Whether it be the earthquake in Haiti at the start of the year or the devastating floods in Pakistan, millions of people around the world are dependent on humanitarian aid to survive. At the same time, missions are getting ever more dangerous for those providing assistance.
On the occasion of World Humanitarian Day, Federal Foreign Minister Guido Westerwelle issued the following statement today (19 August):
“German humanitarian aid happens where it is needed most. It is an expression of our solidarity with the victims of natural disasters and armed conflicts. The sole aim of our assistance is to save and preserve lives, alleviate suffering and ensure those affected get their dignity back.
My gratitude extends today to the humanitarian workers of the United Nations, the Red Cross and the many non-governmental organizations. Often in the most difficult of circumstances, it is them that ensure that our humanitarian assistance actually gets to the people who need it on the ground.
Their work is becoming ever more dangerous and time and again the humanitarian aid workers have to pay for their life-saving mission with their own lives. This makes it all the more important to resolutely defend the fundamental principles of humanitarian aid – humanity, neutrality, impartiality and independence – and to work to ensure the humanitarian engagement of the helpers and the life-saving assistance they provide is respected and protected worldwide.”
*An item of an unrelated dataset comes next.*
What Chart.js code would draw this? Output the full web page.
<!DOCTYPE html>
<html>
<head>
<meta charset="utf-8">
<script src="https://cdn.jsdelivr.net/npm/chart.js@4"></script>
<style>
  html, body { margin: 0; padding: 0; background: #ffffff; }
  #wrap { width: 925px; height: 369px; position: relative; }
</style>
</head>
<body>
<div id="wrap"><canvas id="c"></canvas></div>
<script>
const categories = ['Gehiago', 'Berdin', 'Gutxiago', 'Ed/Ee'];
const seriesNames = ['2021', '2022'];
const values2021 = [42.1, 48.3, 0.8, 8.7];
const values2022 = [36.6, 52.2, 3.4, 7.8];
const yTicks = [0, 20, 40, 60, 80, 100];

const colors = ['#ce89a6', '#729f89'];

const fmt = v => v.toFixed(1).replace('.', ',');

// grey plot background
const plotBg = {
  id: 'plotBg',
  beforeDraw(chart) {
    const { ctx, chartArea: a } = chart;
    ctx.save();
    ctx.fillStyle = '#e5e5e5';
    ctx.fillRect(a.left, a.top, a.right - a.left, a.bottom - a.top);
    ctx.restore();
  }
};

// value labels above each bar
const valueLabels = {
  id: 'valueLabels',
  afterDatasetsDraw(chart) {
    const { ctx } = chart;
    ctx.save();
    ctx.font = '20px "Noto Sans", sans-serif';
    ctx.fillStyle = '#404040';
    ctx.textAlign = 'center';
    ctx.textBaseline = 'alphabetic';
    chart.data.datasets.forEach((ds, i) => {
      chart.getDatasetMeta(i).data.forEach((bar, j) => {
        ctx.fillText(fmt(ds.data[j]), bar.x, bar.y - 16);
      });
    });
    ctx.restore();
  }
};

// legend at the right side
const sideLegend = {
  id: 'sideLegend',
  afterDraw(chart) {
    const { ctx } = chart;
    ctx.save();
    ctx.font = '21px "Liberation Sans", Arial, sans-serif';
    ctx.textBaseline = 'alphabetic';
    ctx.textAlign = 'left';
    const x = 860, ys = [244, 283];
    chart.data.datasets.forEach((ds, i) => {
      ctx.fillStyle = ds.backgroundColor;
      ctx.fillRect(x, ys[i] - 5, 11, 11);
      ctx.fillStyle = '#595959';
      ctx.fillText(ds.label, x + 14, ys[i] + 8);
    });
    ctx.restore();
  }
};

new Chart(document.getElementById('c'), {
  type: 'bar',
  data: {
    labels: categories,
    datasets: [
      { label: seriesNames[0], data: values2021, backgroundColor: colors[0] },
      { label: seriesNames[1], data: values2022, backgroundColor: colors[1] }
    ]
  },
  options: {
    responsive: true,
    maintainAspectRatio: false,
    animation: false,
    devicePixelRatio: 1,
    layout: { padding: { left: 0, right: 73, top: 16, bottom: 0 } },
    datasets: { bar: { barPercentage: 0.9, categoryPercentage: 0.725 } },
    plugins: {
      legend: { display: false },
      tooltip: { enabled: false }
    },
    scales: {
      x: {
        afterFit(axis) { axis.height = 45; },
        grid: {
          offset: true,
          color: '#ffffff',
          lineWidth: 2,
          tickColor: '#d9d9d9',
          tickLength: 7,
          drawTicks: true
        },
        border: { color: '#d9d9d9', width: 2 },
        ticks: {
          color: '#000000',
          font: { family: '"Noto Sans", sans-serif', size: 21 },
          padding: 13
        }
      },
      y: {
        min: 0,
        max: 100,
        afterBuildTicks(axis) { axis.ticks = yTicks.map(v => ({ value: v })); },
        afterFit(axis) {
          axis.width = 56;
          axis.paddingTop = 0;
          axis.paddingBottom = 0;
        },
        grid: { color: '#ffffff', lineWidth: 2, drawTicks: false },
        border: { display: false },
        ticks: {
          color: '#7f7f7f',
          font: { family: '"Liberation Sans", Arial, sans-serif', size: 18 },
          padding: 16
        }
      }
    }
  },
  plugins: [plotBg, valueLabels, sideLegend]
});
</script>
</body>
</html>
World Humanitarian Day was launched by the United Nations in December 2008. All around the world tribute is paid on this day to the work of humanitarian aid organizations and those who lost their lives in action are remembered. On 19 August 2003, the UN Office in Iraq was the target of a bomb attack which claimed 22 lives. The number of humanitarian aid workers who lose their lives in the line of duty is continuing to increase. While 30 lost their lives in 1999, last year it was as many as 102.